PRIORITÉ AUX INSTITUTIONS PLUTÔT QU’AUX ÉLECTIONS

Le CET ne minimise pas l’importance des propositions de réformes judiciaires contre la corruption. Mais nous pensons qu’il faut prioriser l’installation d’institutions démocratiques, et que ceci passe par une période de transition que nous voulons technocratique.

Comme on le dit en jargon de gestion, « all problems are not created equal » (tous les problèmes ne sont pas identiques). Dans toute organisation humaine, il faut choisir des priorités pour l’allocation du temps et des ressources, car le temps n’est pas extensible et les ressources sont limitées. Sinon, combien de temps la RDC continuera-t-elle de tourner en rond ignorant la nécessité de prioriser les tâches ? Qui ne s’est pas encore rendu compte que nous n’avançons ni dans la voie de la démocratisation libérale, ni dans celle du développement ?

Dans le contexte actuel de faiblesse institutionnelle, le rêve d’une « élection démocratique » qui donnerait au pays un leader providentiel ( ) capable d’engager des réformes contre la corruption n’est qu’une chimère ; et ce, comme viennent d’ailleurs de le prouver le dernier scrutin et tous les événements qui y sont liés.

Analysant les causes de l’échec de la démocratisation en Irak, Larry Diamond écrivait ceci dans le magazine Journal of Democracy (2005) :

« Aucune question n’est plus difficile que le calendrier des élections [dans les États post-conflit]. Des élections mal programmées et mal préparées ne produisent pas la démocratie, ni même la stabilité politique, après un conflit. Au lieu de cela, ils ne peuvent que renforcer le pouvoir des acteurs qui mobilisent la coercition, la peur et les préjugés, ravivant ainsi l’autocratie et précipitant même des conflits violents à grande échelle. »

La doctrine « election first », qui a toujours servi de recette magique chez les démocratiseurs occidentaux, et utilisée initialement par les Américains en Haïti (1995), en Irak (2001) et en Afghanistan (  ), a donc montré ses limites. Nombreux sont les experts et auteurs qui sont d’avis que, pour réussir dans l’édification des États fragiles, il faut adopter la doctrine « institution first ».
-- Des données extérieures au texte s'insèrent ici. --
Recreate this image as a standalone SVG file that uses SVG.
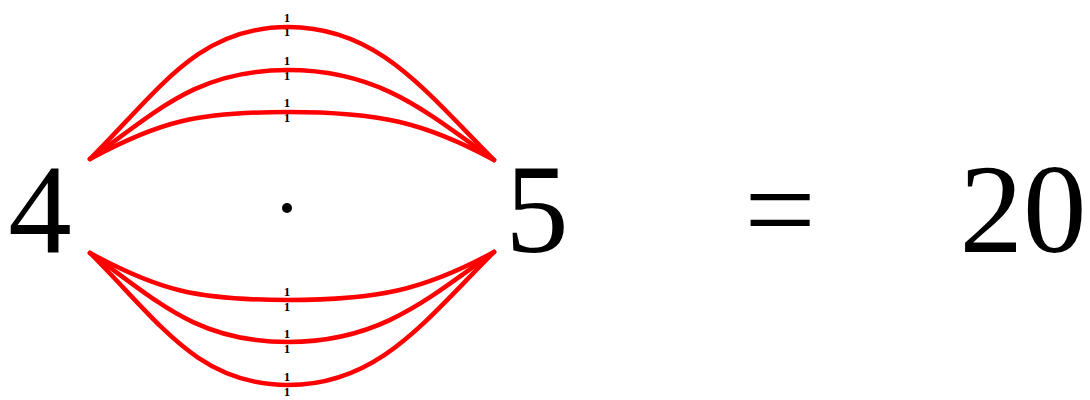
<svg xmlns="http://www.w3.org/2000/svg" width="1090" height="400" viewBox="0 0 1090 400">
  <style>
    .big { font-family: "Liberation Serif", "Times New Roman", serif; font-size: 127px; fill: #000; text-anchor: middle; }
    .lbl { font-family: "Liberation Serif", "Times New Roman", serif; font-size: 13px; font-weight: bold; fill: #000; text-anchor: middle; }
    .edge { fill: none; stroke: #ff0000; stroke-width: 4.5; stroke-linecap: round; }
  </style>
  <rect width="1090" height="400" fill="#fff"/>
  <g id="labels">
    <text class="lbl" x="287" y="22">1</text><text class="lbl" x="287" y="36">1</text>
    <text class="lbl" x="287" y="65">1</text><text class="lbl" x="287" y="80">1</text>
    <text class="lbl" x="287" y="107">1</text><text class="lbl" x="287" y="122">1</text>
    <text class="lbl" x="287" y="296">1</text><text class="lbl" x="287" y="311">1</text>
    <text class="lbl" x="287" y="338">1</text><text class="lbl" x="287" y="353">1</text>
    <text class="lbl" x="287" y="381">1</text><text class="lbl" x="287" y="396">1</text>
  </g>
  <g id="connectors">
    <path class="edge" d="M90,159 C160,89 198,27 288,27 C378,27 424,90 494,160"/>
    <path class="edge" d="M90,159 C160,109 198,70 288,70 C378,70 424,110 494,160"/>
    <path class="edge" d="M90,159 C160,121 198,112 288,112 C378,112 424,122 494,160"/>
    <path class="edge" d="M90,253 C160,291 198,300 288,300 C378,300 424,290 494,252"/>
    <path class="edge" d="M90,253 C160,303 198,342 288,342 C378,342 424,302 494,252"/>
    <path class="edge" d="M90,253 C160,323 198,385 288,385 C378,385 424,322 494,252"/>
  </g>
  <g id="node-4"><text class="big" x="40" y="252">4</text></g>
  <g id="node-center"><circle cx="287" cy="208" r="5" fill="#000"/></g>
  <g id="node-5"><text class="big" x="537" y="252">5</text></g>
  <g id="equals"><text class="big" x="780" y="252">=</text></g>
  <g id="result"><text class="big" x="1023" y="252">20</text></g>
</svg>
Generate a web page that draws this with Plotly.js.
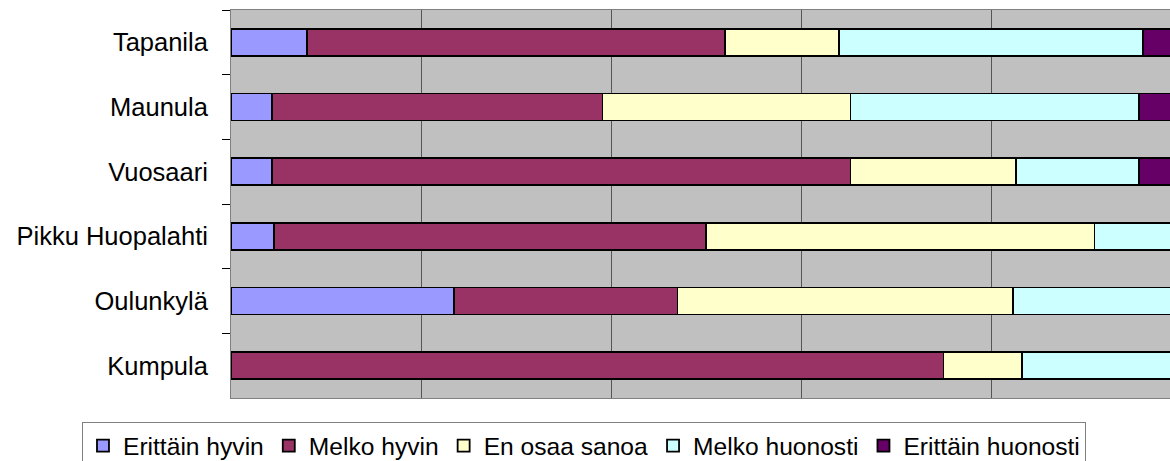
<!DOCTYPE html>
<html>
<head>
<meta charset="utf-8">
<script src="https://cdn.plot.ly/plotly-3.0.1.min.js"></script>
<style>
html,body{margin:0;padding:0;background:#fff;overflow:hidden;}
#chart{width:1170px;height:461px;}
</style>
</head>
<body>
<div id="chart"></div>
<script>
const categories = ["Tapanila", "Maunula", "Vuosaari", "Pikku Huopalahti", "Oulunkylä", "Kumpula"];
const seriesNames = ["Erittäin hyvin", "Melko hyvin", "En osaa sanoa", "Melko huonosti", "Erittäin huonosti"];
const erittainHyvin    = [8,    4.3,  4.3,  4.5,  23.5, 0];
const melkoHyvin       = [44,   34.8, 60.9, 45.5, 23.5, 75];
const enOsaaSanoa      = [12,   26.1, 17.4, 40.9, 35.3, 8.3];
const melkoHuonosti    = [32,   30.4, 13.0, 9.1,  17.6, 16.7];
const erittainHuonosti = [4,    4.3,  4.3,  0,    0,    0];

const seriesValues = [erittainHyvin, melkoHyvin, enOsaaSanoa, melkoHuonosti, erittainHuonosti];
const colors = ["#9999FF", "#993366", "#FFFFCC", "#CCFFFF", "#660066"];

const traces = seriesValues.map((vals, i) => ({
  type: "bar",
  orientation: "h",
  name: seriesNames[i],
  y: categories,
  x: vals,
  marker: {color: colors[i], line: {color: "#000000", width: 1.8}},
  hoverinfo: "skip"
}));

const layout = {
  width: 1170,
  height: 461,
  barmode: "stack",
  bargap: 0.58,
  paper_bgcolor: "#FFFFFF",
  plot_bgcolor: "#C0C0C0",
  font: {family: "Liberation Sans, Arial, sans-serif", size: 25, color: "#000000"},
  margin: {l: 231, r: 0, t: 10, b: 63, autoexpand: false},
  xaxis: {
    range: [0, 98.84],
    dtick: 20,
    showgrid: true,
    gridcolor: "#555555",
    gridwidth: 1,
    zeroline: false,
    showticklabels: false,
    ticks: "",
    showline: true,
    mirror: true,
    linecolor: "#808080",
    linewidth: 1
  },
  yaxis: {
    autorange: "reversed",
    type: "category",
    tickson: "boundaries",
    ticks: "outside",
    ticklen: 8,
    tickcolor: "#000000",
    ticklabelstandoff: 17,
    showgrid: false,
    zeroline: false,
    showline: true,
    linecolor: "#808080",
    linewidth: 1,
    tickfont: {size: 25.5}
  },
  showlegend: true,
  legend: {
    orientation: "h",
    x: -0.1587,
    xanchor: "left",
    y: -0.062,
    yanchor: "top",
    bgcolor: "#FFFFFF",
    bordercolor: "#808080",
    borderwidth: 1,
    font: {size: 24.6},
    itemwidth: 30,
    traceorder: "normal"
  }
};

Plotly.newPlot("chart", traces, layout, {staticPlot: true, displayModeBar: false});
</script>
</body>
</html>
Seth D. Kaplan, dans son livre Fixing fragile States, s’est même servi de la RDC comme cas d’exemple :

« Des pays comme la République démocratique du Congo […] ont peu de chances de se développer, même si un ensemble de politiciens hautement qualifiés émergeaient à Kinshasa [et] il est peu probable qu’ils deviennent prospères et stables sans d’abord subir une forme de réingénierie institutionnelle. »

C’est précisément ce qui explique l’approche du CET.

QUID DE LA RELATION DE CAUSE À EFFET ENTRE CLIENTÉLISME ET CORRUPTION ?

Les dirigeants en mal de légitimité tendent souvent vers un leadership de type sultanique ou (néo)patrimonial.

Le patrimonialisme est un système politique autocratique ou oligarchique dans lequel tous les pouvoirs découlent des dirigeants, et dont les différents niveaux hiérarchiques sont en relation de codépendance ou de dépendance avec les dirigeants (cf. Wiktionnaire). Pour élargir leur influence, ces dirigeants, se considérant comme des patrons, distribuent leur patronage, comprenant non seulement des biens publics divisibles (emplois, autorisations), mais surtout la protection ; et ce, contre l’allégeance sous forme de soutiens politiques (cf. la figure ci-dessous).

On parle ainsi de clientélisme ou de système patron-client, soit une relation personnalisée basée sur l’échange de faveurs et de services contre des allégeances et des soutiens politiques.

Quant à la corruption, il s’agit d’une collusion de nature économique entre des détenteurs de charges politico-administratives et des acteurs privés ( ). C’est un « échange clandestin par lequel des individus ou des groupes acquièrent des bénéfices divers (accès à des marchés et des contrats publics, subventions, informations, autorisations administratives, impunité ou retrait de sanctions, etc.) grâce au versement de contreparties, dans la majorité des cas financières, à des décideurs publics, qui monnayent de la sorte le pouvoir de décision ou d’influence associé à leurs mandats et à leurs fonctions » (Briquet, J. [2020])

Il est établi que le clientélisme politique incite à la corruption économique. Car quel est le juge, dans un État où la justice dépend du Président, qui pourra sanctionner conformément à la loi un agent corrompu et protégé par le Président ? Il faut d’abord (re)mettre sur les rails un État dont le pouvoir est institutionnalisé.

La priorité doit donc être l’installation d’un régime de transition qui établira les bases d’un État efficace, plutôt que de proposer des réformes qui n’ont aucune chance d’être appliquées.